▶ [What the task requires]
All the data should be repeated exactly. Any image in it is left out.
__________________________________________________
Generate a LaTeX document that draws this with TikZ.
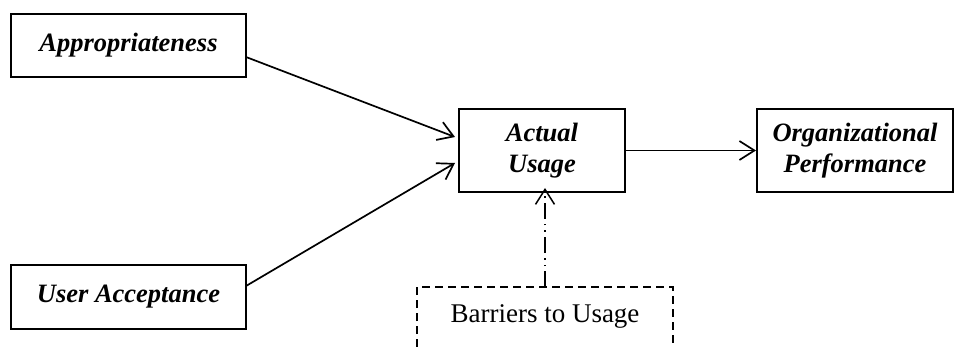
\documentclass[tikz,border=0pt]{standalone}
\usepackage{fontspec}
\setmainfont{Liberation Serif}
\usetikzlibrary{arrows.meta}
\begin{document}
\begin{tikzpicture}[x=1pt,y=-1pt,
  box/.style={draw, line width=2pt, inner sep=0pt, font=\fontsize{26.5}{31}\selectfont\bfseries\itshape, align=center},
  arr/.style={line width=1.7pt, -{Straight Barb[length=15pt,width=19pt,line width=1.7pt]}},
  darr/.style={line width=1.5pt, dash pattern=on 16pt off 5pt on 1.5pt off 5pt on 1.5pt off 5pt, -{Straight Barb[length=15pt,width=19pt,line width=1.5pt]}}]
\useasboundingbox (0,0) rectangle (960,347);
\node[box, minimum width=235pt, minimum height=63pt] (app) at (128.5,45.5) {Appropriateness};
\node[box, minimum width=235pt, minimum height=64pt] (ua) at (128.5,297) {User Acceptance};
\node[box, minimum width=166pt, minimum height=83pt] (au) at (542,150.5) {Actual\\Usage};
\node[box, minimum width=196pt, minimum height=83pt] (op) at (855,150.5) {Organizational\\Performance};
% barriers box, clipped at bottom
\coordinate (bl) at (417,347);
\coordinate (tl) at (417,287);
\coordinate (tr) at (673,287);
\coordinate (br) at (673,347);
\draw[line width=1.6pt, dash pattern=on 8pt off 5pt] (bl) -- (tl) -- (tr) -- (br);
\node[font=\fontsize{27}{31}\selectfont] (bar) at (545,316) {Barriers to Usage};
\coordinate (bartop) at (545,287);
\coordinate (a1s) at (246,57);
\coordinate (a2s) at (246,286);
\coordinate (a1e) at (455,137);
\coordinate (a2e) at (455,163);
\draw[arr] (a1s) -- (a1e);
\draw[arr] (a2s) -- (a2e);
\draw[arr] (au.east) -- (op.west);
\draw[darr] (bartop) -- ([yshift=5pt]au.south -| bartop);
\end{tikzpicture}
\end{document}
__________________________________________________
▶ [Reply]
Generate a LaTeX document that draws this with TikZ.
\documentclass[tikz,border=0pt]{standalone}
\usepackage{fontspec}
\setmainfont{Liberation Serif}
\usetikzlibrary{arrows.meta}
\begin{document}
\begin{tikzpicture}[x=1pt,y=-1pt,
  box/.style={draw, line width=2pt, inner sep=0pt, font=\fontsize{26.5}{31}\selectfont\bfseries\itshape, align=center},
  arr/.style={line width=1.7pt, -{Straight Barb[length=15pt,width=19pt,line width=1.7pt]}},
  darr/.style={line width=1.5pt, dash pattern=on 16pt off 5pt on 1.5pt off 5pt on 1.5pt off 5pt, -{Straight Barb[length=15pt,width=19pt,line width=1.5pt]}}]
\useasboundingbox (0,0) rectangle (960,347);
\node[box, minimum width=235pt, minimum height=63pt] (app) at (128.5,45.5) {Appropriateness};
\node[box, minimum width=235pt, minimum height=64pt] (ua) at (128.5,297) {User Acceptance};
\node[box, minimum width=166pt, minimum height=83pt] (au) at (542,150.5) {Actual\\Usage};
\node[box, minimum width=196pt, minimum height=83pt] (op) at (855,150.5) {Organizational\\Performance};
% barriers box, clipped at bottom
\coordinate (bl) at (417,347);
\coordinate (tl) at (417,287);
\coordinate (tr) at (673,287);
\coordinate (br) at (673,347);
\draw[line width=1.6pt, dash pattern=on 8pt off 5pt] (bl) -- (tl) -- (tr) -- (br);
\node[font=\fontsize{27}{31}\selectfont] (bar) at (545,316) {Barriers to Usage};
\coordinate (bartop) at (545,287);
\coordinate (a1s) at (246,57);
\coordinate (a2s) at (246,286);
\coordinate (a1e) at (455,137);
\coordinate (a2e) at (455,163);
\draw[arr] (a1s) -- (a1e);
\draw[arr] (a2s) -- (a2e);
\draw[arr] (au.east) -- (op.west);
\draw[darr] (bartop) -- ([yshift=5pt]au.south -| bartop);
\end{tikzpicture}
\end{document}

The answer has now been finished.